Renzi non piace al Vaticano e lo tiene di mira

Renzi non ha ancora preso il timone del nuovo governo, che già arrivano per lui le prime critiche e queste non vengono da un partito dell’opposizione, ma dal Vaticano a cui non è piaciuta la pugnalata di San Valentino e l’Osservatore Romano parla di “peccato originale” nel futuro governo.
Le modalità del sopparso a Letta ricordano troppo antiche manovre del passato e ben evidenziano la fame di affermazione da parte del Pd in continua lotta al suo interno, con correnti che vanno l’una contro l’altra da renderlo instabile.
Questo il giudizio tagliente del Vaticano, che oramai chiusa l’era Bertone non appoggia più una parte politica, ma attraverso la guida del nuovo segretario di Stato cardinale Parolin, segue piuttosto l’onda del pensiero di Papa Francesco, il quale come si sa non ha peli sulla lingua e osserva attentamente le vicende politiche italiane.
Renzi, ora non può contare sull’appoggio del Vaticano e delle gerarchie ecclesiastiche, che aveva già conquistato come sindaco di Firenze, creando un cimitero dei feti, cosa che era molto piaciuto alla Chiesa perchè esaltava il valore della vita umana, dando dignità ad esseri che non erano riusciti ad affacciarsi ad essa.
Al Vaticano, a cui non è piaciuto il colpo di mano messo in atto da Renzi, che ha fatto uscire di scena Enrico Letta, ora sta a guardare il suo operato in cui si evidenzia un temerario spirito avventuriero.
Dalle pagine di Avvenire il giudizio non è affatto morbido e lo si capisce dall’editoriale del suo direttore Marco Tarquinio, che scrive:“Non si licenzia un premier-cireneo come Enrico Letta– per mettere in croce un Paese intero, per disarmare al buio una maggioranza di scopo tra distinti e anche (molto) distanti, per azzardare… una scommessa elettorale”
Così, sia l’organo ufficiale del Vaticano, che quello della Cei, pur senza per questo dare un giudizio aprioistico negativo nei confronti del futuro governo Renzi, pongono però un’incognita sul modo di agire, del “rottamatore”, giustificando invece Enrico Letta per le sue difficoltà, dovute alle lotte intestine nel Pd.
Il Vaticano è perplesso su come il nuovo premier farebbe a centrare i suoi obiettivi e come formerebbe un governo capace di risolvere i problemi delle famiglie, delle imprese, sempre più attanagliate nella spire della crisi.
I consiglieri vaticani stanno già faticando a spiegare al pontefice romano, l’incongruenza rappresentata dal fatto che Berlusconi, nonostante espulso dal parlamento, continui ad aggirarsi nei palazzi del potere dello stato.
La chiesa dunque aspetta ed è attenta perchè ha diversi interessi da curare e non solo pastorali, ma di ordine pratico, come il finanziamento delle scuole cattoliche, l’Imu sugli edifici ecclesiastici, che Monti e Letta avevano dimenticato e Renzi cosa farà?
Non passa inosservata neanche la casuale o voluta manovra dell’arcivescovo di Milano, cardinale Scola, che a fine gennaio ha inserito Gianni Letta nel Comitato di indirizzo dell’Istituto Toniolo, una fondazione che controlla l’università Cattolica e il policlinico Gemelli.
Se si considera che Gianni Letta, zio dell’ex premier, non è né un accademico, né un manager a cosa serve averlo al proprio interno, se non ad assicurarsi un uomo di potere capace di stare per decenni al centro degli affari politici, istituzionali ed economici.
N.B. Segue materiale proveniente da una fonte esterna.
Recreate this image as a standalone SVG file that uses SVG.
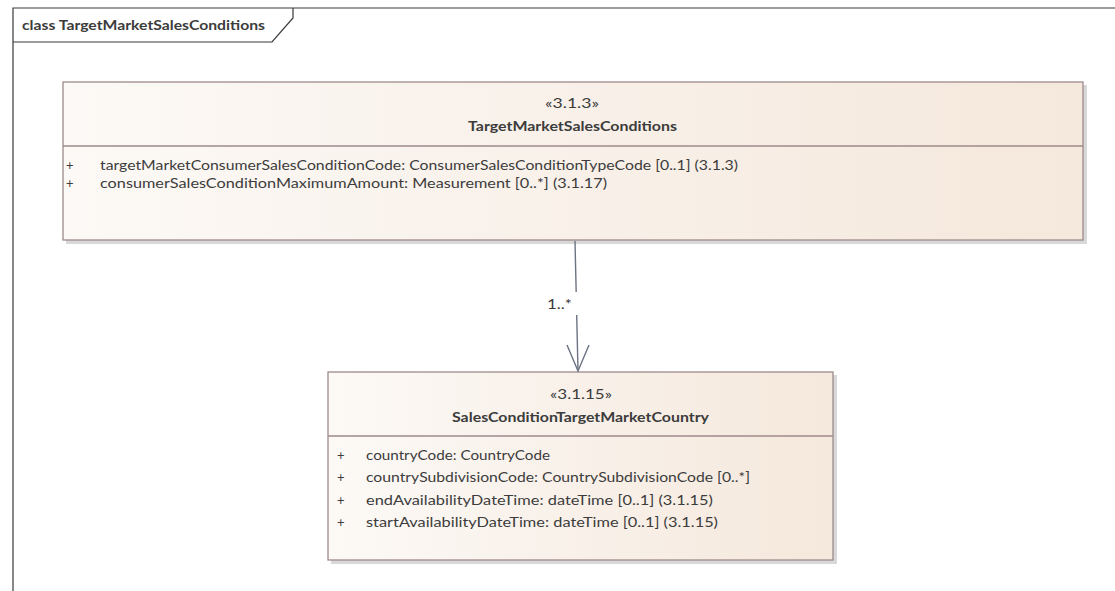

I suoi meriti stanno tutti nella capacità di stare vicino ai “grandi” che contano nella guida della politica italiana, come Berlusconi di cui è stato braccio destro, appoggiando la modifica di legge sul falso in bilancio, che ne consente la “modica quantità”, oppure la legge Cirielli sulla prescrizione, che ha consentito di bloccare una serie di processi in cui era coinvolto il Cav. Questo è ciò che consente oggi a quest’uomo, senza meriti accademici, di fornire orientamenti all’università, di cui era rettore un padre costituente e amico di papa Montini come Giuseppe Lazzati: una longa manus per trattare con il potere politico-economico in questa fase delicata ed incerta che attraversa la nostra Italia.
Ora Renzi ha un bell’esame da superare, non solo per i suoi elettori italiani, na anche per chi lo osserva da oltre Tevere.